Red Hat has made its first update to Red Hat Enterprise Linux 4, with support for dual-core processors from AMD and Intel.
The capability will appear in both RHEL 3 Update 5 and RHEL 4 Update 1. The company began testing support for the processors last week, telling customers on Friday that the updates beta version would target AMD and Intel processors.
“In an effort to maximize the performance of these dual-core CPUs, Red Hat is working closely with AMD and Intel to ensure that Red Hat Enterprise Linux works optimally with the latest system BIOS,” said Red Hat spokesman Nick Carr.
Both AMD and Intel have been tinkering with their dual-core x86 server processors, with AMDs due to arrive this month and Intels slated for later this year.

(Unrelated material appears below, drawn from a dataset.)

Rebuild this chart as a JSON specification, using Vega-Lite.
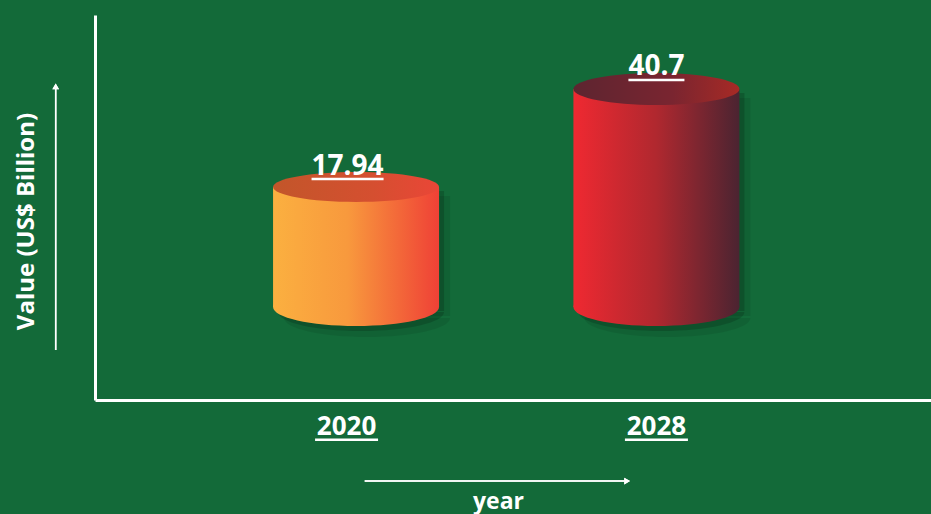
{
  "$schema": "https://vega.github.io/schema/vega-lite/v6.json",
  "autosize": "none",
  "width": 836,
  "height": 385,
  "padding": {"left": 95, "top": 15, "right": 0, "bottom": 114},
  "background": "#136a39",
  "view": {"stroke": null},
  "config": {"font": "Open Sans"},
  "data": {"values": [
    {"year": 2020, "value": 17.94, "label": "17.94"},
    {"year": 2028, "value": 40.7, "label": "40.7"}
  ]},
  "encoding": {
    "x": {"field": "year", "type": "quantitative",
      "scale": {"domain": [2013.18, 2035.18], "nice": false, "zero": false},
      "axis": {"domainColor": "white", "domainWidth": 3, "ticks": false, "labels": false, "grid": false,
        "title": "year", "titleColor": "white", "titleFontSize": 23, "titleFontWeight": "bold", "titleFont": "Open Sans",
        "titleX": 403, "titleY": 108, "titleBaseline": "alphabetic", "titleAlign": "center"}},
    "y": {"field": "value", "type": "quantitative",
      "scale": {"domain": [-31.52, 57.88], "nice": false, "zero": false},
      "axis": {"domainColor": "white", "domainWidth": 3, "ticks": false, "labels": false, "grid": false,
        "title": "Value (US$ Billion)", "titleColor": "white", "titleFontSize": 24, "titleFontWeight": "bold", "titleFont": "Open Sans",
        "titleX": -69, "titleY": 206, "titleAngle": 270, "titleBaseline": "middle", "titleAlign": "center"}}
  },
  "layer": [
    {"mark": {"type": "bar", "width": 166, "color": "black", "opacity": 0.08, "xOffset": 11, "yOffset": 9, "y2Offset": 9},
     "encoding": {"y2": {"datum": -9.93}}},
    {"mark": {"type": "point", "filled": true, "strokeWidth": 0, "color": "black", "opacity": 0.08, "size": 27556, "xOffset": 11, "yOffset": 11,
        "shape": "M-1,0C-1,0.1265,-0.5523,0.229,0,0.229C0.5523,0.229,1,0.1265,1,0Z"},
     "encoding": {"y": {"datum": -9.93}}},
    {"mark": {"type": "bar", "width": 166, "color": "black", "opacity": 0.16, "xOffset": 5, "yOffset": 4, "y2Offset": 4},
     "encoding": {"y2": {"datum": -9.93}}},
    {"mark": {"type": "point", "filled": true, "strokeWidth": 0, "color": "black", "opacity": 0.16, "size": 27556, "xOffset": 5, "yOffset": 5,
        "shape": "M-1,0C-1,0.1265,-0.5523,0.229,0,0.229C0.5523,0.229,1,0.1265,1,0Z"},
     "encoding": {"y": {"datum": -9.93}}},

    {"transform": [{"filter": "datum.year == 2020"}],
     "layer": [
       {"mark": {"type": "point", "filled": true, "strokeWidth": 0, "opacity": 1, "size": 27556,
          "shape": "M-1,0C-1,0.1265,-0.5523,0.229,0,0.229C0.5523,0.229,1,0.1265,1,0C1,-0.1265,0.5523,-0.229,0,-0.229C-0.5523,-0.229,-1,-0.1265,-1,0Z",
          "fill": {"gradient": "linear", "x1": 0, "y1": 0, "x2": 1, "y2": 0,
            "stops": [{"offset": 0, "color": "#fbb040"}, {"offset": 0.45, "color": "#f8993d"}, {"offset": 1, "color": "#ef4136"}]}},
        "encoding": {"y": {"datum": -9.93}}},
       {"mark": {"type": "bar", "width": 166,
          "fill": {"gradient": "linear", "x1": 0, "y1": 0, "x2": 1, "y2": 0,
            "stops": [{"offset": 0, "color": "#fbb040"}, {"offset": 0.45, "color": "#f8993d"}, {"offset": 1, "color": "#ef4136"}]}},
        "encoding": {"y2": {"datum": -9.93}}},
       {"mark": {"type": "point", "filled": true, "strokeWidth": 0, "opacity": 1, "size": 27556,
          "shape": "M-1,0C-1,-0.0994,-0.5523,-0.18,0,-0.18C0.5523,-0.18,1,-0.0994,1,0C1,0.0994,0.5523,0.18,0,0.18C-0.5523,0.18,-1,0.0994,-1,0Z",
          "fill": {"gradient": "linear", "x1": 0, "y1": 0, "x2": 1, "y2": 0,
            "stops": [{"offset": 0, "color": "#c2562a"}, {"offset": 0.6, "color": "#d54f30"}, {"offset": 1, "color": "#ea4637"}]}}},
       {"mark": {"type": "text", "color": "white", "font": "Open Sans", "fontWeight": "bold", "fontSize": 28, "baseline": "alphabetic", "dy": -12, "dx": -8.5},
        "encoding": {"text": {"field": "label"}}},
       {"mark": {"type": "tick", "orient": "horizontal", "size": 72, "thickness": 2.5, "color": "white", "yOffset": -8, "xOffset": -8.5, "opacity": 1}},
       {"mark": {"type": "text", "color": "white", "font": "Open Sans", "fontWeight": "bold", "fontSize": 26, "baseline": "alphabetic", "dx": -9.5},
        "encoding": {"y": {"datum": -39.65}, "text": {"field": "year"}}},
       {"mark": {"type": "tick", "orient": "horizontal", "size": 63, "thickness": 2.5, "color": "white", "xOffset": -9.5, "opacity": 1},
        "encoding": {"y": {"datum": -40.75}}}
     ]},

    {"transform": [{"filter": "datum.year == 2028"}],
     "layer": [
       {"mark": {"type": "point", "filled": true, "strokeWidth": 0, "opacity": 1, "size": 27556,
          "shape": "M-1,0C-1,0.1265,-0.5523,0.229,0,0.229C0.5523,0.229,1,0.1265,1,0C1,-0.1265,0.5523,-0.229,0,-0.229C-0.5523,-0.229,-1,-0.1265,-1,0Z",
          "fill": {"gradient": "linear", "x1": 0, "y1": 0, "x2": 1, "y2": 0,
            "stops": [{"offset": 0, "color": "#ef2931"}, {"offset": 0.5, "color": "#b0282f"}, {"offset": 1, "color": "#4b2431"}]}},
        "encoding": {"y": {"datum": -9.93}}},
       {"mark": {"type": "bar", "width": 166,
          "fill": {"gradient": "linear", "x1": 0, "y1": 0, "x2": 1, "y2": 0,
            "stops": [{"offset": 0, "color": "#ef2931"}, {"offset": 0.5, "color": "#b0282f"}, {"offset": 1, "color": "#4b2431"}]}},
        "encoding": {"y2": {"datum": -9.93}}},
       {"mark": {"type": "point", "filled": true, "strokeWidth": 0, "opacity": 1, "size": 27556,
          "shape": "M-1,0C-1,-0.1064,-0.5523,-0.1928,0,-0.1928C0.5523,-0.1928,1,-0.1064,1,0C1,0.1064,0.5523,0.1928,0,0.1928C-0.5523,0.1928,-1,0.1064,-1,0Z",
          "fill": {"gradient": "linear", "x1": 0, "y1": 0, "x2": 1, "y2": 0,
            "stops": [{"offset": 0, "color": "#5d2530"}, {"offset": 0.6, "color": "#7a2530"}, {"offset": 1, "color": "#a72a25"}]}}},
       {"mark": {"type": "text", "color": "white", "font": "Open Sans", "fontWeight": "bold", "fontSize": 28, "baseline": "alphabetic", "dy": -14},
        "encoding": {"text": {"field": "label"}}},
       {"mark": {"type": "tick", "orient": "horizontal", "size": 56, "thickness": 2.5, "color": "white", "yOffset": -9, "opacity": 1}},
       {"mark": {"type": "text", "color": "white", "font": "Open Sans", "fontWeight": "bold", "fontSize": 26, "baseline": "alphabetic"},
        "encoding": {"y": {"datum": -39.65}, "text": {"field": "year"}}},
       {"mark": {"type": "tick", "orient": "horizontal", "size": 63, "thickness": 2.5, "color": "white", "opacity": 1},
        "encoding": {"y": {"datum": -40.75}}}
     ]},

    {"mark": {"type": "rule", "color": "white", "strokeWidth": 1.5},
     "encoding": {"x": {"datum": 2012.0}, "y": {"datum": -19.9}, "y2": {"datum": 40.9}}},
    {"mark": {"type": "point", "shape": "triangle-up", "filled": true, "color": "white", "size": 45, "opacity": 1},
     "encoding": {"x": {"datum": 2012.0}, "y": {"datum": 41.3}}},
    {"mark": {"type": "rule", "color": "white", "strokeWidth": 1.5},
     "encoding": {"x": {"datum": 2020.23}, "x2": {"datum": 2027.15}, "y": {"datum": -50.34}}},
    {"mark": {"type": "point", "shape": "triangle-right", "filled": true, "color": "white", "size": 45, "opacity": 1},
     "encoding": {"x": {"datum": 2027.22}, "y": {"datum": -50.34}}}
  ]
}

Having support for dual-core processors with RHEL will increase performance and reduce memory requirements, Intel has said, as well as mesh well with Intels planned Montecito version of Itanium. RHEL also has an updated IA32 Execution Layer, letting Intels Itanium 2 processor run software designed for x86 chips.
With the update, the combination of RHEL and dual-core processors allows the scheduler to accurately detect the exact processor configuration. This boosts the ability to schedule processes that take maximum advantage of the capabilities of dual-core processes, Carr noted.
Red Hat Enterprise Linux is a platform for open-source computing that is sold by subscription and is offered in both server and client options. The company has been attempting to make significant changes to its offerings with each new iteration, with version 4 making use of the 2.6 kernel for the first time.
With its collaboration with AMD and Intel, Red Hat could make a larger impact in the enterprise by keeping up with the latest systems, Carr said: “Dual-core processors become significantly more sophisticated with this support, resulting in improved system and scheduling performance.”
AMD anticipates continued work with Red Hat as dual-core environments become more widespread. “Many of our customers request Red Hat specifically,” said Margaret Lewis, an AMD software strategist. “During the next steps of dual-core processing, well be working with vendors like Red Hat to introduce more optimizations.”